Les trois moments du traitement de l’erreur

En tout état de cause, il convient de rompre avec un traitement identique pour tous les apprenants (cf. 3.1.) pour éviter de réduire les parcours individuels à la seule variable de caractère des apprenants. Pour se diriger, dans une optique constructiviste, vers une pédagogie intégrant et s’appuyant sur l’erreur, dont nous avons pu démontrer l’intérêt au fil de notre développement, le triple questionnement entrevu ci-dessus devient fondamental : que, quand et comment corriger. Ces trois aspects du traitement de l’erreur sont intimement liés : ainsi, même si nous avons choisi d’une certaine façon de privilégier le comment dans notre typologie (réactions des enseignants), notre réflexion s’est toujours parallèlement appuyée sur les deux autres aspects : par exemple nos analyses de la correction différée/immédiate relevaient de la question du quand ; nos hypothèses sur l’utilisation d’autres langues, sur les questions de phonétique ou de syntaxe, avaient quant à elles également trait au problème du que. On note donc bien l'inséparabilité de ces trois éléments, et l’impossibilité de tenter de répondre individuellement à chacun de ces points.

De même, il s’avère peu judicieux, voire impossible, de déterminer des règles strictes pour l’articulation de ces trois problèmes. En effet, s’il est entendu que le profil de l’apprenant est à prendre en compte, il apparaît que seul l’enseignant, dans sa classe, est à même d’effectuer ces choix. Dès lors, on retiendra que la cohérence de la démarche d’un enseignant ne pourra se juger que dans son questionnement et son adaptabilité aux apprenants : les certitudes ne semblent pas de mise sur ce point didactique, tant les éléments à prendre en compte sont nombreux.
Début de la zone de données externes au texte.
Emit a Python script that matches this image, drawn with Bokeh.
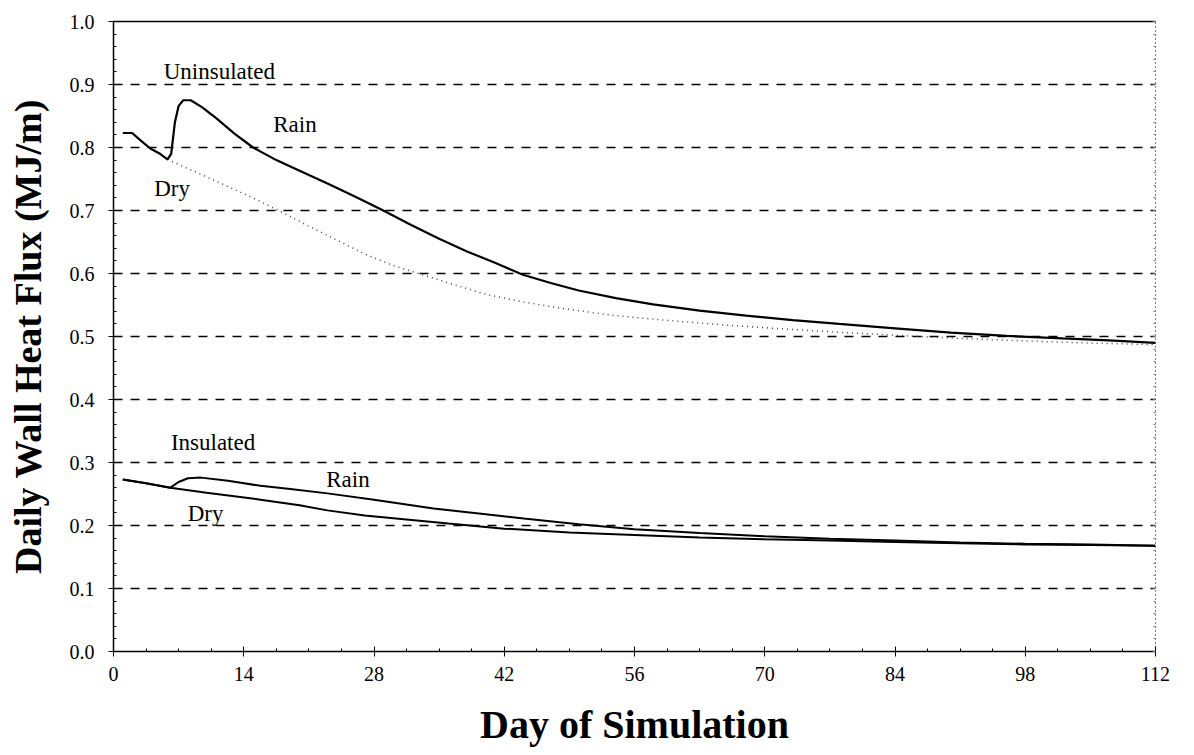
from bokeh.plotting import figure
from bokeh.models import Range1d, FixedTicker, PrintfTickFormatter, LinearAxis, Label
from bokeh.embed import file_html
from bokeh.resources import INLINE

# ---- data ----
unins_rain_day = [1, 2, 3, 4, 5, 5.8, 6.2, 6.6, 7.0, 7.5, 8.3, 9.5, 11, 13, 15, 17.5, 20, 23, 26, 29,
                  32, 35, 38, 41, 44, 47, 50, 54, 58, 63, 68, 73, 78, 84, 90, 96, 102, 107, 112]
unins_rain_val = [0.823, 0.823, 0.81, 0.798, 0.79, 0.781, 0.79, 0.84, 0.866, 0.875, 0.875, 0.864, 0.847,
                  0.822, 0.80, 0.78, 0.763, 0.743, 0.722, 0.70, 0.677, 0.655, 0.635, 0.617, 0.598, 0.585,
                  0.573, 0.561, 0.551, 0.541, 0.533, 0.526, 0.52, 0.513, 0.506, 0.501, 0.497, 0.494, 0.49]

unins_dry_day = [5.8, 9, 12, 15, 18, 21, 24, 27, 30, 33, 36, 40, 44, 48, 54, 60, 66, 72, 80, 88, 96, 104, 112]
unins_dry_val = [0.781, 0.76, 0.74, 0.72, 0.698, 0.675, 0.653, 0.631, 0.613, 0.599, 0.585, 0.567, 0.555,
                 0.545, 0.533, 0.525, 0.518, 0.512, 0.505, 0.499, 0.494, 0.49, 0.487]

ins_rain_day = [1, 3.5, 6.1, 7, 8, 9.4, 12.3, 15.8, 19, 23, 28, 34.4, 40, 44.1, 50, 56, 63, 70, 77, 84, 91, 98, 105, 112]
ins_rain_val = [0.273, 0.267, 0.26, 0.269, 0.275, 0.276, 0.271, 0.263, 0.258, 0.251, 0.241, 0.227, 0.218,
                0.211, 0.202, 0.194, 0.188, 0.183, 0.179, 0.176, 0.173, 0.171, 0.17, 0.168]

ins_dry_day = [1, 3.5, 6.1, 10, 15.8, 20, 23, 27, 31.2, 36, 42, 49, 56, 63, 70, 77, 84, 91, 98, 105, 112]
ins_dry_val = [0.273, 0.267, 0.26, 0.252, 0.241, 0.232, 0.224, 0.216, 0.21, 0.203, 0.195, 0.189, 0.185,
               0.181, 0.178, 0.176, 0.174, 0.172, 0.17, 0.169, 0.168]

x_ticks = [0, 14, 28, 42, 56, 70, 84, 98, 112]
y_ticks = [0.0, 0.1, 0.2, 0.3, 0.4, 0.5, 0.6, 0.7, 0.8, 0.9, 1.0]

labels_text = ["Uninsulated", "Rain", "Dry", "Insulated", "Rain", "Dry"]
labels_x = [5.4, 19.5, 6.3, 10.7, 25.2, 9.9]
labels_y = [0.92, 0.837, 0.735, 0.332, 0.273, 0.219]
labels_align = ["left", "center", "center", "center", "center", "center"]

SERIF = "Liberation Serif"

p = figure(width=1180, height=755, output_backend="svg", toolbar_location=None,
           x_range=Range1d(0, 112), y_range=Range1d(0, 1),
           min_border_left=113, min_border_right=25, min_border_top=21, min_border_bottom=104)
p.outline_line_color = None
p.background_fill_color = "white"

# axes
p.xaxis.ticker = FixedTicker(ticks=x_ticks, minor_ticks=[i * 3.5 for i in range(33)])
p.yaxis.ticker = FixedTicker(ticks=y_ticks, minor_ticks=[i * 0.02 for i in range(51)])
p.yaxis.formatter = PrintfTickFormatter(format="%.1f")
for ax in (p.xaxis, p.yaxis):
    ax.axis_line_color = "black"
    ax.axis_line_width = 1.5
    ax.major_tick_in = 5
    ax.major_tick_out = 5
    ax.minor_tick_in = 3
    ax.minor_tick_out = 0
    ax.major_tick_line_color = "black"
    ax.minor_tick_line_color = "black"
    ax.major_label_text_font = SERIF
    ax.major_label_text_font_size = "20px"
    ax.major_label_text_color = "black"
    ax.axis_label_text_font = SERIF
    ax.axis_label_text_font_style = "bold"
    ax.axis_label_text_color = "black"
p.xaxis.axis_label = "Day of Simulation"
p.yaxis.axis_label = "Daily Wall Heat Flux (MJ/m)"
p.xaxis.axis_label_text_font_size = "40px"
p.yaxis.axis_label_text_font_size = "38px"
p.xaxis.major_label_standoff = 10
p.xaxis.axis_label_standoff = 18
p.yaxis.major_label_standoff = 14
p.yaxis.axis_label_standoff = 18

# top solid border, right dotted border
top = LinearAxis(ticker=FixedTicker(ticks=[]), major_label_text_font_size="0px",
                 axis_line_color="black", axis_line_width=1.5, major_tick_line_color=None,
                 minor_tick_line_color=None)
p.add_layout(top, "above")
right = LinearAxis(ticker=FixedTicker(ticks=y_ticks, minor_ticks=[i * 0.02 for i in range(51)]),
                   major_label_text_font_size="0px", axis_line_color="black", axis_line_width=1,
                   axis_line_dash="1 3", major_tick_in=3, major_tick_out=0, minor_tick_in=2,
                   minor_tick_out=0, major_tick_line_color="#555555", minor_tick_line_color="#777777")
p.add_layout(right, "right")

# grid
p.xgrid.grid_line_color = None
p.ygrid.grid_line_color = "black"
p.ygrid.grid_line_dash = "9 8"
p.ygrid.grid_line_width = 1.3

# lines
p.line(unins_dry_day, unins_dry_val, line_color="#444444", line_width=1.5, line_dash="1 4")
p.line(unins_rain_day, unins_rain_val, line_color="black", line_width=2.2)
p.line(ins_dry_day, ins_dry_val, line_color="black", line_width=2)
p.line(ins_rain_day, ins_rain_val, line_color="black", line_width=2)

for t, x, y, a in zip(labels_text, labels_x, labels_y, labels_align):
    p.add_layout(Label(x=x, y=y, text=t, text_align=a, text_baseline="middle",
                       text_font=SERIF, text_font_size="23px", text_color="black"))

open("out.html", "w").write(file_html(p, INLINE))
De plus, nous avons vu (cf. 3.1.) que c’est avant tout dans la démarche générale d’enseignement que vont se situer, s’il y a lieu, les changements à opérer : une réflexion sur un traitement de l’erreur efficace va nécessairement passer par une centration sur l’apprenant et ses stratégies d’apprentissage.
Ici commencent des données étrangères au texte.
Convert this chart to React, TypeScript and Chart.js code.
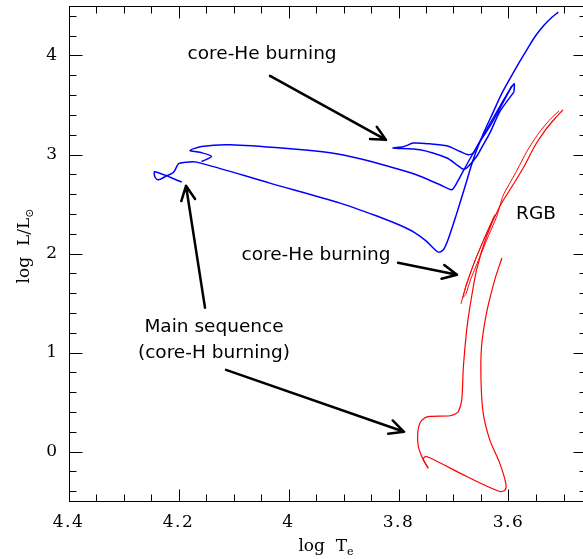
import React, { useEffect, useRef } from "react";
import { Chart, registerables } from "chart.js";
Chart.register(...registerables);

type P = [number, number];

// axis ranges and ticks
const xRange: P = [3.46, 4.4];
const yRange: P = [-0.5, 4.5];
const xTickValues = [4.4, 4.2, 4.0, 3.8, 3.6];
const yTickValues = [0, 1, 2, 3, 4];

// blue track: pre-main-sequence (Hayashi + Henyey) ending on the ZAMS
const bluePreMS: P[] = [
  [3.5095, 4.438], [3.521, 4.386], [3.5355, 4.305], [3.550, 4.204], [3.5645, 4.078],
  [3.581, 3.926], [3.597, 3.770], [3.613, 3.608], [3.628, 3.426], [3.6455, 3.214],
  [3.663, 2.967], [3.679, 2.677], [3.694, 2.408], [3.710, 2.138], [3.7185, 2.037],
  [3.7276, 2.014], [3.7373, 2.058], [3.750, 2.128], [3.770, 2.209], [3.7973, 2.285],
  [3.8336, 2.366], [3.906, 2.509], [4.034, 2.711], [4.167, 2.923], [4.188, 2.921],
  [4.200, 2.906], [4.209, 2.820], [4.223, 2.780], [4.237, 2.744], [4.243, 2.775],
  [4.243, 2.826], [4.194, 2.721],
];

// blue track: main sequence hook, Hertzsprung gap and RGB
const blueGapRGB: P[] = [
  [4.158, 2.929], [4.140, 2.980], [4.161, 3.022], [4.179, 3.040], [4.158, 3.081],
  [4.106, 3.098], [3.997, 3.058], [3.9245, 3.017], [3.870, 2.957], [3.8155, 2.876],
  [3.770, 2.800], [3.7245, 2.694], [3.7033, 2.643], [3.697, 2.684], [3.688, 2.775],
  [3.670, 2.957], [3.643, 3.219], [3.616, 3.482], [3.590, 3.714], [3.590, 3.633],
];

// blue track: core-He burning loop and AGB
const blueCoreHe: P[] = [
  [3.590, 3.633], [3.616, 3.431], [3.634, 3.216], [3.646, 3.098], [3.658, 2.980],
  [3.676, 2.863], [3.683, 2.853], [3.694, 2.896], [3.712, 2.964], [3.761, 3.047],
  [3.810, 3.065], [3.791, 3.078], [3.773, 3.115], [3.743, 3.108], [3.712, 3.088],
  [3.688, 3.030], [3.673, 2.997], [3.664, 3.014], [3.652, 3.131], [3.634, 3.283],
  [3.616, 3.462], [3.594, 3.694],
];

// red track: pre-main-sequence
const redPreMS: P[] = [
  [3.612, 1.954], [3.625, 1.734], [3.640, 1.398], [3.649, 1.061], [3.650, 0.724],
  [3.646, 0.388], [3.634, 0.118], [3.616, -0.117], [3.605, -0.319], [3.606, -0.387],
  [3.616, -0.404], [3.676, -0.253], [3.749, -0.051], [3.755, -0.075], [3.746, -0.168],
];

// red track: main sequence, subgiant branch and RGB
const redMSRGB: P[] = [
  [3.746, -0.168], [3.755, -0.084], [3.764, 0.051], [3.765, 0.186], [3.761, 0.287],
  [3.752, 0.340], [3.743, 0.354], [3.706, 0.361], [3.696, 0.381], [3.691, 0.404],
  [3.685, 0.522], [3.682, 0.859], [3.676, 1.229], [3.670, 1.465], [3.658, 1.835],
  [3.640, 2.172], [3.616, 2.475], [3.594, 2.674], [3.572, 2.876], [3.552, 3.088],
  [3.534, 3.239], [3.516, 3.361], [3.501, 3.451],
];

// red track: core-He burning and AGB
const redCoreHe: P[] = [
  [3.6864, 1.492], [3.676, 1.701], [3.6578, 1.970], [3.6396, 2.206], [3.6245, 2.391],
  [3.6282, 2.351], [3.6436, 2.159], [3.6618, 1.916], [3.6773, 1.667], [3.6827, 1.556],
  [3.6773, 1.593], [3.6691, 1.734], [3.6536, 1.946], [3.6364, 2.179], [3.6209, 2.381],
  [3.610, 2.583], [3.588, 2.805], [3.566, 3.037], [3.546, 3.209], [3.526, 3.345],
  [3.508, 3.441],
];

// annotations (data coordinates)
const noteTexts: { text: string; x: number; y: number }[] = [
  { text: "core-He burning", x: 4.048, y: 4.017 },
  { text: "core-He burning", x: 3.95, y: 1.987 },
  { text: "RGB", x: 3.55, y: 2.401 },
  { text: "Main sequence", x: 4.1355, y: 1.26 },
  { text: "(core-H burning)", x: 4.1355, y: 0.997 },
];
const noteArrows: { from: P; to: P }[] = [
  { from: [4.0336, 3.795], to: [3.8227, 3.148] },
  { from: [3.8009, 1.906], to: [3.6936, 1.785] },
  { from: [4.1518, 1.452], to: [4.1864, 2.684] },
  { from: [4.1136, 0.825], to: [3.79, 0.199] },
];

const toXY = (a: P[]) => a.map(([x, y]) => ({ x, y }));

const decorPlugin = {
  id: "decor",
  beforeDraw(chart: any) {
    try {
      chart.ctx.letterSpacing = "1.5px";
    } catch (e) {}
  },
  afterDraw(chart: any) {
    const { ctx, chartArea: a } = chart;
    const xs = chart.scales.x;
    const ys = chart.scales.y;
    ctx.save();
    try {
      ctx.letterSpacing = "0px";
    } catch (e) {}
    ctx.strokeStyle = "#000";
    ctx.lineWidth = 1;
    const L = Math.round(a.left) + 0.5;
    const R = Math.round(a.right) + 0.5;
    const T = Math.round(a.top) + 0.5;
    const B = Math.round(a.bottom) + 0.5;
    ctx.strokeRect(L, T, R - L, B - T);
    ctx.beginPath();
    // x ticks every 0.05, major every 0.2
    for (let i = 0; i <= 40; i++) {
      const v = 3.4 + i * 0.05;
      if (v < xRange[0] - 1e-9 || v > xRange[1] + 1e-9) continue;
      const major = Math.abs(v * 5 - Math.round(v * 5)) < 1e-6;
      const len = major ? 12 : 7;
      const px = Math.round(xs.getPixelForValue(v)) + 0.5;
      ctx.moveTo(px, B);
      ctx.lineTo(px, B - len);
      ctx.moveTo(px, T);
      ctx.lineTo(px, T + len);
    }
    // y ticks every 0.2, major every 1
    for (let i = 0; i <= 30; i++) {
      const v = -1 + i * 0.2;
      if (v < yRange[0] - 1e-9 || v > yRange[1] + 1e-9) continue;
      const major = Math.abs(v - Math.round(v)) < 1e-6;
      const len = major ? 13 : 7;
      const py = Math.round(ys.getPixelForValue(v)) + 0.5;
      ctx.moveTo(L, py);
      ctx.lineTo(L + len, py);
      ctx.moveTo(R, py);
      ctx.lineTo(R - len, py);
    }
    ctx.stroke();

    // axis titles
    ctx.fillStyle = "#000";
    ctx.textBaseline = "alphabetic";
    ctx.textAlign = "left";
    const big = '17px "DejaVu Serif"';
    const small = '11px "DejaVu Serif"';
    // x title: log T_e
    {
      ctx.font = big;
      const w1 = ctx.measureText("log  ").width;
      const w2 = ctx.measureText("T").width;
      ctx.font = small;
      const w3 = ctx.measureText("e").width;
      const total = w1 + w2 + w3;
      const cx = 326;
      const x0 = cx - total / 2;
      const base = 551;
      ctx.font = big;
      ctx.fillText("log  ", x0, base);
      ctx.fillText("T", x0 + w1, base);
      ctx.font = small;
      ctx.fillText("e", x0 + w1 + w2, base + 4);
    }
    // y title: log L/L_sun
    {
      ctx.font = big;
      const w1 = ctx.measureText("log  L/L").width;
      ctx.font = small;
      const w2 = ctx.measureText("\u2299").width;
      const total = w1 + w2;
      const cy = 246;
      ctx.save();
      ctx.translate(29, cy + total / 2);
      ctx.rotate(-Math.PI / 2);
      ctx.font = big;
      ctx.fillText("log  L/L", 0, 0);
      ctx.font = small;
      ctx.fillText("\u2299", w1, 4);
      ctx.restore();
    }

    // annotation texts
    ctx.font = '18.5px "DejaVu Sans"';
    ctx.textAlign = "center";
    ctx.textBaseline = "middle";
    for (const n of noteTexts) {
      ctx.fillText(n.text, xs.getPixelForValue(n.x), ys.getPixelForValue(n.y));
    }
    // arrows
    ctx.lineWidth = 2.5;
    ctx.lineCap = "round";
    ctx.lineJoin = "round";
    for (const ar of noteArrows) {
      const x1 = xs.getPixelForValue(ar.from[0]);
      const y1 = ys.getPixelForValue(ar.from[1]);
      const x2 = xs.getPixelForValue(ar.to[0]);
      const y2 = ys.getPixelForValue(ar.to[1]);
      const ang = Math.atan2(y2 - y1, x2 - x1);
      const hl = 16;
      const ha = 0.45;
      ctx.beginPath();
      ctx.moveTo(x1, y1);
      ctx.lineTo(x2, y2);
      ctx.moveTo(x2 - hl * Math.cos(ang - ha), y2 - hl * Math.sin(ang - ha));
      ctx.lineTo(x2, y2);
      ctx.lineTo(x2 - hl * Math.cos(ang + ha), y2 - hl * Math.sin(ang + ha));
      ctx.stroke();
    }
    ctx.restore();
  },
};

const zeroPad = (s: any) => {
  s.paddingTop = 0;
  s.paddingBottom = 0;
  s.paddingLeft = 0;
  s.paddingRight = 0;
};

export default function App() {
  const ref = useRef<HTMLCanvasElement | null>(null);
  useEffect(() => {
    if (!ref.current) return;
    const blue = "#0000ff";
    const red = "#ff0000";
    const ds = (data: P[], color: string, w: number, t: number) => ({
      data: toXY(data),
      borderColor: color,
      backgroundColor: color,
      borderWidth: w,
      showLine: true,
      pointRadius: 0,
      tension: t,
      fill: false,
    });
    const chart = new Chart(ref.current, {
      type: "scatter",
      data: {
        datasets: [
          ds(bluePreMS, blue, 1.5, 0.3),
          ds(blueGapRGB, blue, 1.5, 0.3),
          ds(blueCoreHe, blue, 1.5, 0.25),
          ds(redPreMS, red, 1.2, 0.3),
          ds(redMSRGB, red, 1.2, 0.3),
          ds(redCoreHe, red, 1.0, 0.2),
        ],
      },
      options: {
        animation: false,
        responsive: false,
        maintainAspectRatio: false,
        layout: { padding: { left: 0, top: 6, right: 14.5, bottom: 0 } },
        plugins: { legend: { display: false }, tooltip: { enabled: false } },
        scales: {
          x: {
            type: "linear",
            reverse: true,
            min: xRange[0],
            max: xRange[1],
            grid: { display: false, drawTicks: false },
            border: { display: false },
            afterBuildTicks: (s: any) => {
              s.ticks = xTickValues.map((v) => ({ value: v }));
            },
            afterFit: (s: any) => {
              s.height = 58;
              zeroPad(s);
            },
            ticks: {
              autoSkip: false,
              maxRotation: 0,
              minRotation: 0,
              padding: 11,
              color: "#000",
              font: { family: "DejaVu Serif", size: 17 },
              callback: (v: any) => (Math.abs(v - 4) < 1e-9 ? "4" : Number(v).toFixed(1)),
            },
          },
          y: {
            type: "linear",
            min: yRange[0],
            max: yRange[1],
            grid: { display: false, drawTicks: false },
            border: { display: false },
            afterBuildTicks: (s: any) => {
              s.ticks = yTickValues.map((v) => ({ value: v }));
            },
            afterFit: (s: any) => {
              s.width = 68.5;
              zeroPad(s);
            },
            ticks: {
              autoSkip: false,
              padding: 10,
              color: "#000",
              font: { family: "DejaVu Serif", size: 17 },
              callback: (v: any) => String(Math.round(Number(v))),
            },
          },
        },
      },
      plugins: [decorPlugin],
    });
    return () => chart.destroy();
  }, []);
  return (
    <div
      style={{
        position: "fixed",
        left: 0,
        top: 0,
        width: 583,
        height: 559,
        overflow: "hidden",
        background: "#fff",
      }}
    >
      <canvas ref={ref} width={600} height={559} style={{ display: "block" }} />
    </div>
  );
}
Or, si les prescriptions s’avèrent impossibles, les pistes didactiques n’en sont pas moins nombreuses pour l’enseignant : notre première partie a contribué à mettre en évidence différentes théories qui sont autant d’éléments de réflexion. La question de la cause de l’erreur (cf. 1.2.), notamment, nous semble fondamentale. En effet, comprendre les erreurs des apprenants, ou du moins tenter de les comprendre, est déjà un moyen indéniable d’éviter un traitement inadéquat. Cette tâche est difficile pour l’enseignant mais sera facilitée par l’expérience, un dialogue ouvert avec les apprenants, et des connaissances théoriques. Pour réfléchir sur la cause d’une erreur, cependant, il faut se rappeler que l’enseignant effectue toujours une interprétation. C’est donc la tentative de compréhension qui prime sur le résultat. En tenant compte de la cause supposée pour la remédiation, et en restant ouvert aux réactions des apprenants qui pourront l'orienter, il est susceptible de toucher au but, et se situe de toute façon dans une démarche efficace car adaptable et modifiable en fonction des réactions du groupe.